Apabila harus menceritakan perjuangan Freddie melawan AIDS, hubungannya dengan Jim Hutton dan karir lengkap Queen dari album awal sampai terakhir, semua itu tidak akan cukup dimuat dalam format film bioskop berdurasi 2,5 jam. Saya pun punya ekspektasi bahwa finale film ini seharusnya menampilkan adegan konser Queen di Wembley tahun 1986, bukan Live Aid. Namun bila ekspektasi saya dituruti maka yang ada adalah 30 menit reka ulang konser Wembley. Akhirnya, film ini bakal menjadi kompilasi reka ulang konser Queen, bukan biografi Freddie Mercury dan Queen.
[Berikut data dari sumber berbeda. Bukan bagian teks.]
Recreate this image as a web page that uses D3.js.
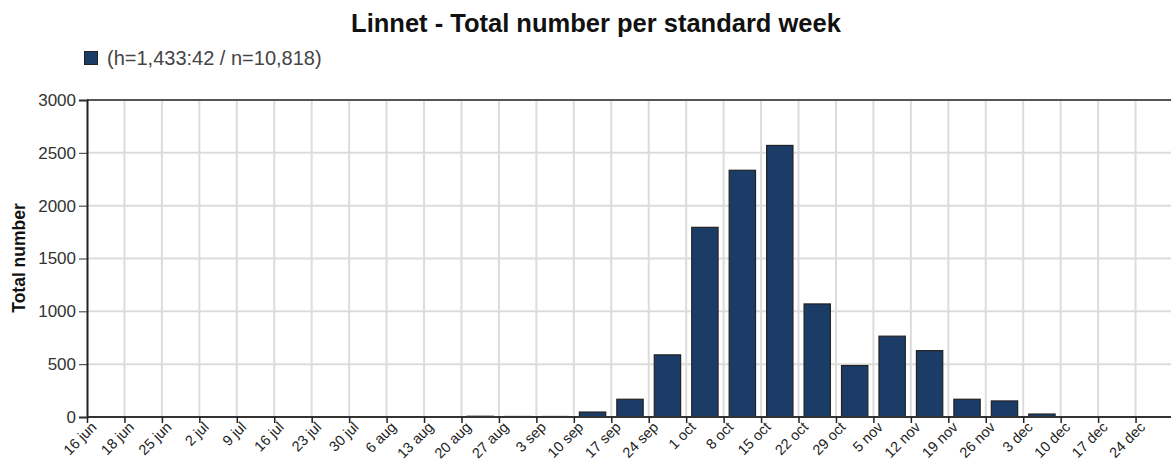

Tentu tak ada fans yang mau menonton reka ulang konser Queen yang dimainkan aktor.
Bohemian Rhapsody menjadi sebuah rapsodi yang cocok untuk fans Queen yang ingin melihat idolanya hidup kembali di layar lebar. Plot yang sederhana namun rapi dan mengalir sudah cukup membuat fansnya bernostalgia dan berpetualang di dalam narasi hidup Freddie Mercury dan Queen. Namun, mengatakan bahwa film ini akan menjadi film terbaik yang layak untuk penghargaan sepertinya terlalu jauh diharapkan karena film ini tetap sejatinya adalah fanservice untuk fans Queen, bukan dobrakan baru dari untuk genre biopic. Agak ironis memang karena Bohemian Rhapsody adalah lagu pendobrak tren rock di eranya, namun filmnya tidak. Meskipun begitu, mari kita harapkan Rami Malek akan mendapatkan penghargaan untuk aktingnya di film ini.